In reality, even if this current speeding mass were to reach the surface of Earth, extensive research shows it would be one of over 6,000 meteors that hit us every year. (Just in case you were wondering, it seems an asteroid is a rock that orbits the Sun. It’s a meteor – or meteoroid – when a small piece of said rock burns up as it enters Earth’s atmosphere.) Pretty much all of them land in uninhabited areas, or plop into the vast amounts of saline aqua that look so nice and blue from high above.

I don’t have a clue how astrophysicists determine this, but I saw that every 2,000 years or so, a meteoroid the size of a football field hits the Earth. Something that big can inflict significant damage. Cause it’s not exactly parachuting in. Something moving at 25,000 MPH could circle our planet about once an hour. That’s even faster than a presidential debate rejoinder.

It seems the kind of meteoroid we really have to be concerned with are the ones that slam into us every couple of million years. I’m not sure where we fall in that timeframe at this moment in history, but I feel certain stargazers would give us some warning if we were getting close.

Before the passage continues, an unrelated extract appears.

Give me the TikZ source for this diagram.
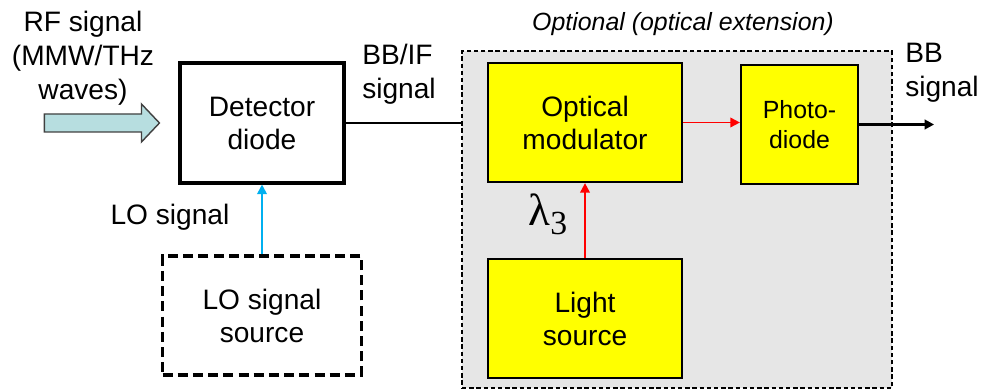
\documentclass[tikz,border=0pt]{standalone}
\usepackage{fontspec}
\setmainfont{Liberation Sans}
\newfontfamily\lamfont{Liberation Serif}
\usetikzlibrary{calc,arrows.meta}
\definecolor{optgray}{HTML}{E6E6E6}
\definecolor{rfcyan}{HTML}{B7DEE0}
\definecolor{loblue}{HTML}{00B0F0}
\definecolor{boxyellow}{HTML}{FFFF00}

\begin{document}
\begin{tikzpicture}[x=0.25mm, y=-0.25mm,
    blk/.style={draw, rectangle, align=center, inner sep=0pt, font=\fontsize{20}{23.5}\selectfont},
    optblk/.style={blk, fill=boxyellow, line width=1.6pt, minimum width=48.5mm, minimum height=29.75mm},
    lbl/.style={inner sep=0pt, font=\fontsize{20}{24}\selectfont},
    sig/.style={-{Triangle[length=2.4mm, width=2.4mm]}, line width=1.4pt}]
        \useasboundingbox (0,0) rectangle (995,389);
        % オプション領域
        \node[draw, dashed, dash pattern=on 1.1mm off 0.7mm, fill=optgray, line width=0.8pt, minimum width=107.5mm, minimum height=84.25mm, inner sep=0pt] (Opt) at (677,219.5) {};
        \node[lbl, font=\fontsize{17.7}{20}\selectfont\itshape] (OptTitle) at (683,24) {Optional (optical extension)};
        % 各ブロック
        \node[blk, line width=2.2pt, minimum width=41mm, minimum height=30mm] (Det) at (262,123) {Detector\\diode};
        \node[blk, line width=2.2pt, dash pattern=on 2.5mm off 1.3mm, minimum width=49.75mm, minimum height=29.75mm] (LOsrc) at (262,315.5) {LO signal\\source};
        \node[optblk] (Mod) at (585,122.5) {Optical\\modulator};
        \node[optblk] (Light) at (585,318.5) {Light\\source};
        \node[optblk, minimum width=29.25mm, font=\fontsize{17.7}{21}\selectfont] (PD) at (799.5,124.5) {Photo-\\diode};
        % ラベル
        \node[lbl, align=center] (RFlbl) at (83,58) {RF signal\\(MMW/THz\\waves)};
        \node[lbl, align=left] (BBIFlbl) at (399,74) {BB/IF\\signal};
        \node[lbl] (LOlbl) at (170,217) {LO signal};
        \node[lbl, align=left] (BBlbl) at (942,73) {BB\\signal};
        \node[inner sep=0pt, font=\lamfont\fontsize{32}{34}\selectfont] (Lam) at (548,214)
            {λ\raisebox{-6.4pt}{\fontsize{24}{24}\selectfont 3}};
        % RF入力の太矢印
        \coordinate (RFtip) at ($(Det.west) + (-19,0)$);
        \draw[fill=rfcyan, draw=black!75, line width=1pt]
            ($(RFtip) + (-115,-9)$) -- ($(RFtip) + (-18,-9)$) -- ($(RFtip) + (-18,-19)$) -- (RFtip)
            -- ($(RFtip) + (-18,19)$) -- ($(RFtip) + (-18,9)$) -- ($(RFtip) + (-115,9)$) -- cycle;
        % 矢印で接続
        \draw[line width=2pt] (Det.east) -- (Det.east -| Opt.west);
        \draw[sig, loblue] (LOsrc.north) -- (Det.south);
        \draw[sig, red] (Light.north) -- (Mod.south);
        \draw[sig, red] (Mod.east) -- (Mod.east -| PD.west);
        \coordinate (BBout) at ($(PD.east) + (75,0)$);
        \draw[sig, line width=2pt] (PD.east) -- (BBout);
    \end{tikzpicture}
\end{document}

For now, we’ll have to be content with our little refrigerator rocket. Even a little dust-up as we approach Election Day would be a welcome relief. Not that everything is going to end on November 3rd. Some kind of “we was robbed” squabble will undoubtedly emerge from the losing side.

If there are truly some undecided voters out there, perhaps they’ll use the asteroid as a coin-flip of sorts. “If it hits, I choose him. If it doesn’t, I pick the other guy.” Given that scenario, it’s certainly one way to “rock the vote.” (Please excuse that last line. It really was just too good to pass up. I even groaned when I wrote it. But it was worth it.)